■ THE TASK ■
Give back the lines exactly, from the first one to the line with "XAxis, YAxis, ReferenceLine", both ends included.

◆ ◆ ◆

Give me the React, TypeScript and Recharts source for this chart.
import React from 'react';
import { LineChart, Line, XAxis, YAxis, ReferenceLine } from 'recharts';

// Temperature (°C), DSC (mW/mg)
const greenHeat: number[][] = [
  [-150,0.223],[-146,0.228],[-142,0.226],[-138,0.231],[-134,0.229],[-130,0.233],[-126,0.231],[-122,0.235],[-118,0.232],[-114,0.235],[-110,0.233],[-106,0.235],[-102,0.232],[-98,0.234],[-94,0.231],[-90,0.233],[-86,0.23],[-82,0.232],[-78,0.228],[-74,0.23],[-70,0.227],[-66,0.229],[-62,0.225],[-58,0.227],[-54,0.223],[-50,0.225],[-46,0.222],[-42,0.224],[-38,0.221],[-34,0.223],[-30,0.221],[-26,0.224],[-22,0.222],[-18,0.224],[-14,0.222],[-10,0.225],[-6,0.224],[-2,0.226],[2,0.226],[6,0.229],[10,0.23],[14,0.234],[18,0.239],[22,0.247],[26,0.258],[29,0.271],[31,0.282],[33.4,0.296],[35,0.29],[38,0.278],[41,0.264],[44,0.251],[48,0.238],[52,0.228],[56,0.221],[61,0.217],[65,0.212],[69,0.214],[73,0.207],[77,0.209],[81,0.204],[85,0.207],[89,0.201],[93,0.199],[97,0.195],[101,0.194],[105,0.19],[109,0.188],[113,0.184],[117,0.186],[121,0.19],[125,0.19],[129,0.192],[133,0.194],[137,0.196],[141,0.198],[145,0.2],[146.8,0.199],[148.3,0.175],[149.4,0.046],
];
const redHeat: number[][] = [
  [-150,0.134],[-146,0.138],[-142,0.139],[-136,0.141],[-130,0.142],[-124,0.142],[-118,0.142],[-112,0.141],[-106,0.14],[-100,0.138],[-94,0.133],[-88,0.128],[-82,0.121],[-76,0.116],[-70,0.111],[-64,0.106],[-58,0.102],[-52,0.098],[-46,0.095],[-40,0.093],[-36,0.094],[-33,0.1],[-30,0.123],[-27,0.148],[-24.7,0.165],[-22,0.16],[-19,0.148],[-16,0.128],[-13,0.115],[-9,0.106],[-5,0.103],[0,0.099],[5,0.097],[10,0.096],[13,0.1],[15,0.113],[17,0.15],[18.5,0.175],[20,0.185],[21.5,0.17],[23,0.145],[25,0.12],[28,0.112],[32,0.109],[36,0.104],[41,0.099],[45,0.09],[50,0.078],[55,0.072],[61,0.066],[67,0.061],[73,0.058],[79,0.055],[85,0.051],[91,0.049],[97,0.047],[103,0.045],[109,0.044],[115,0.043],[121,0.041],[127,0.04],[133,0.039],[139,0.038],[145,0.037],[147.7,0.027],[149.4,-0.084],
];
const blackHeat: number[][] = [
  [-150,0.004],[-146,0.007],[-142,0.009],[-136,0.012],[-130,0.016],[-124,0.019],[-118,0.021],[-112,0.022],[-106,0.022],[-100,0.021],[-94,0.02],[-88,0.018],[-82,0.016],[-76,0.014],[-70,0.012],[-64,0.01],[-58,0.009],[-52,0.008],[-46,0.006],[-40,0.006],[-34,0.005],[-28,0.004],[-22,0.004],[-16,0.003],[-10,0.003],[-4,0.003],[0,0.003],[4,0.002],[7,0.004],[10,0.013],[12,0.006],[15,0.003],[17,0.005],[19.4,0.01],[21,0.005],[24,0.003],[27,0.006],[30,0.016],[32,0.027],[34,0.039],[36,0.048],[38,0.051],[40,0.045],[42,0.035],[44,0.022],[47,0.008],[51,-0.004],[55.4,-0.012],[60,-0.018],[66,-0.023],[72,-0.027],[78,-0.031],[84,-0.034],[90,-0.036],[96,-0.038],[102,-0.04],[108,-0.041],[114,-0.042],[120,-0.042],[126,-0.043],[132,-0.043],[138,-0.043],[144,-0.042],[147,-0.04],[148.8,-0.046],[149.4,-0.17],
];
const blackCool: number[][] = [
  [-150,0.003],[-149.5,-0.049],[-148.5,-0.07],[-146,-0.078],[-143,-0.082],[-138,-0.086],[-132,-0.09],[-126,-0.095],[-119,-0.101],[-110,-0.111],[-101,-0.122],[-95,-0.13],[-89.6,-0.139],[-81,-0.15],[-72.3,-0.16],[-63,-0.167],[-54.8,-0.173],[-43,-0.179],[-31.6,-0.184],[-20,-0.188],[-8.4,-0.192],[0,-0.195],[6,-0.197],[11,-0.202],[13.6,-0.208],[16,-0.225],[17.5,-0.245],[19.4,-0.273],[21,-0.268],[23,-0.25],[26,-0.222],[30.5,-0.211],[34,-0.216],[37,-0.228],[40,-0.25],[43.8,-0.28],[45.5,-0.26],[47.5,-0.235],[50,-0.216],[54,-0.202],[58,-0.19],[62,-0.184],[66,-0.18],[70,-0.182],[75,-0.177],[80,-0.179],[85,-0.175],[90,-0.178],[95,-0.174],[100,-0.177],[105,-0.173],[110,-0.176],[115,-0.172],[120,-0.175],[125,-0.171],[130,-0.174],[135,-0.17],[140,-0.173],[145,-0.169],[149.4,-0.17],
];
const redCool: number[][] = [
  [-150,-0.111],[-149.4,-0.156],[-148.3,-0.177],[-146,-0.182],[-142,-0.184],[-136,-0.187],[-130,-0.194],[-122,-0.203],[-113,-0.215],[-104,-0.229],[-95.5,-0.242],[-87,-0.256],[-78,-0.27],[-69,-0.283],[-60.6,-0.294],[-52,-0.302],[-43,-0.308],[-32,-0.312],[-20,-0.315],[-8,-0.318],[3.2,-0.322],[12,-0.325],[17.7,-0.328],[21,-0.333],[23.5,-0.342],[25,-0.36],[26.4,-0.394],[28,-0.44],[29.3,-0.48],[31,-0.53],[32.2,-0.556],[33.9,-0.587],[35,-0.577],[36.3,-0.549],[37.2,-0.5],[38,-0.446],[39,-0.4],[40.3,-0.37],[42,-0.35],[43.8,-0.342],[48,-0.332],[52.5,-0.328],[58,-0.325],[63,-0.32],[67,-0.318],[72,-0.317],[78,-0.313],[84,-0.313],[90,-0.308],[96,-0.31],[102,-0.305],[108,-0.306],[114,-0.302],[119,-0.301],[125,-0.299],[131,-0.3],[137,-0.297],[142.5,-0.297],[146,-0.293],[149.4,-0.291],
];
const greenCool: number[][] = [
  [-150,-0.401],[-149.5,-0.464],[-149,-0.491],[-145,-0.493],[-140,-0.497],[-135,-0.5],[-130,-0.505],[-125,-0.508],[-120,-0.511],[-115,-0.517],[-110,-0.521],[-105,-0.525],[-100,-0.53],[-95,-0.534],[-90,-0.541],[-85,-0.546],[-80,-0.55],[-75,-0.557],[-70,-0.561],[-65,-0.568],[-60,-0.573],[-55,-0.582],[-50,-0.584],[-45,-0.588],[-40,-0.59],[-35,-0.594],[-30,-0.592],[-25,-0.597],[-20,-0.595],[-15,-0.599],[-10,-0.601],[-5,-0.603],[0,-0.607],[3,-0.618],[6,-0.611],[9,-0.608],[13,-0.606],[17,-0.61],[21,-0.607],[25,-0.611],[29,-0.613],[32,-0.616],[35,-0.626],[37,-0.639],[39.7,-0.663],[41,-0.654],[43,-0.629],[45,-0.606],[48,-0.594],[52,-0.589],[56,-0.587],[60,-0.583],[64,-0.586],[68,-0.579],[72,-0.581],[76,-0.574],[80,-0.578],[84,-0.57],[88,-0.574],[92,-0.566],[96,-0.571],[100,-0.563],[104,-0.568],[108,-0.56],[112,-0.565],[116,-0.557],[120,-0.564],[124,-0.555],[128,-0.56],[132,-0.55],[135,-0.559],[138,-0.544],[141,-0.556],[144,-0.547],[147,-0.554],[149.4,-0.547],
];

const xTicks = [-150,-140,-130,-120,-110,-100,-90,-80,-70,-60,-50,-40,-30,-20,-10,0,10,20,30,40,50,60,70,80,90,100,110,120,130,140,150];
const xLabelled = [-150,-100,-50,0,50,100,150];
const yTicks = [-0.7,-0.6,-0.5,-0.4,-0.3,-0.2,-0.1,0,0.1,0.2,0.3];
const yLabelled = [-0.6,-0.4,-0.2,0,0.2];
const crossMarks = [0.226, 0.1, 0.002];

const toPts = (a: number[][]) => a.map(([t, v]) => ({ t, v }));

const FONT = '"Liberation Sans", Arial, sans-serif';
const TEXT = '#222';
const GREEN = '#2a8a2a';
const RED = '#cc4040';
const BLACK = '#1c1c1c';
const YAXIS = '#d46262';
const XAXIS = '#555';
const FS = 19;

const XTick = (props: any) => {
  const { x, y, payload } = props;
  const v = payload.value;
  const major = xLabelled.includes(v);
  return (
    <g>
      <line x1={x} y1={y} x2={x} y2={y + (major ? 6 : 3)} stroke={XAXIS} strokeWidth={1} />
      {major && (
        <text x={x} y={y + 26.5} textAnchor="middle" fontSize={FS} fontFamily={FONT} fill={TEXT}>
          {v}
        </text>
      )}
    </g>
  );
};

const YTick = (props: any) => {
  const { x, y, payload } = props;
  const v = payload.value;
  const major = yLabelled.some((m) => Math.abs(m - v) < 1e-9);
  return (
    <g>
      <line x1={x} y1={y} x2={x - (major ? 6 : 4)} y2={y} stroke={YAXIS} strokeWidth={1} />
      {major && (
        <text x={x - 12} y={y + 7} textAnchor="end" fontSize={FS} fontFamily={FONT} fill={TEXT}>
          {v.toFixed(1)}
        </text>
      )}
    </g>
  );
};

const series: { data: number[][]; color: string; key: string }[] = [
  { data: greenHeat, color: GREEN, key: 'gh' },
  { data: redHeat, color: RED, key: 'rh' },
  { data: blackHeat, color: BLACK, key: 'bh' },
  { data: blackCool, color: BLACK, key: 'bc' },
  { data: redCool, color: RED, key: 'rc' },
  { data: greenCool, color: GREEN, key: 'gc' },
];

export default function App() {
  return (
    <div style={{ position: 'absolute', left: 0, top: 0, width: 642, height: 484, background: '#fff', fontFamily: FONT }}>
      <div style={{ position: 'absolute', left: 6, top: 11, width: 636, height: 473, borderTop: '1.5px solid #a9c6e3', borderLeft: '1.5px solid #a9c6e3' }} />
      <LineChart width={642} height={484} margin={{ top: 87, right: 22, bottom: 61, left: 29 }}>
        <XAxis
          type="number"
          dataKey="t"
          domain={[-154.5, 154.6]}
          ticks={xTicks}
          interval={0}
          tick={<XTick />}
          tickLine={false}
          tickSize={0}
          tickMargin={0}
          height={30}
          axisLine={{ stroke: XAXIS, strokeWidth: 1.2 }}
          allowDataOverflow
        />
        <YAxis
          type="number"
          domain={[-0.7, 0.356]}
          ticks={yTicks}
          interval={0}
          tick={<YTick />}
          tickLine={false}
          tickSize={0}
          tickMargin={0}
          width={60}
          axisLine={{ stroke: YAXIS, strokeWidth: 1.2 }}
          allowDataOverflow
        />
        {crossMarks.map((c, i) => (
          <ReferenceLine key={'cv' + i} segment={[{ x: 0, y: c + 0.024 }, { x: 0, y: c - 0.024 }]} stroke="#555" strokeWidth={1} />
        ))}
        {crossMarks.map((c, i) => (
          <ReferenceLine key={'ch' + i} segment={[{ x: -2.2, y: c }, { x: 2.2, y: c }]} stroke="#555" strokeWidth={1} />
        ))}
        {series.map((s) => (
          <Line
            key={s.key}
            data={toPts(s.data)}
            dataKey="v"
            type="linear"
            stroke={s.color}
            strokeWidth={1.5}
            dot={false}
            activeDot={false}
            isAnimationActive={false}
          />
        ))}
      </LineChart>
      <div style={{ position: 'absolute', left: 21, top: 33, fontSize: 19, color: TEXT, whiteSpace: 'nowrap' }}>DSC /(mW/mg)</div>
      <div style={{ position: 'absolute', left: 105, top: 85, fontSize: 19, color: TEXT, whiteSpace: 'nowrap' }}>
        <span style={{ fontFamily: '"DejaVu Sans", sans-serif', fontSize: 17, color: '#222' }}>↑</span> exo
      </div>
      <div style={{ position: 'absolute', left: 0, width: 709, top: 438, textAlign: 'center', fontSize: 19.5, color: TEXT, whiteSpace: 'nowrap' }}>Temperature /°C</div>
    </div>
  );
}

◆ ◆ ◆

■ TASK SOLUTION ■
Give me the React, TypeScript and Recharts source for this chart.
import React from 'react';
import { LineChart, Line, XAxis, YAxis, ReferenceLine } from 'recharts';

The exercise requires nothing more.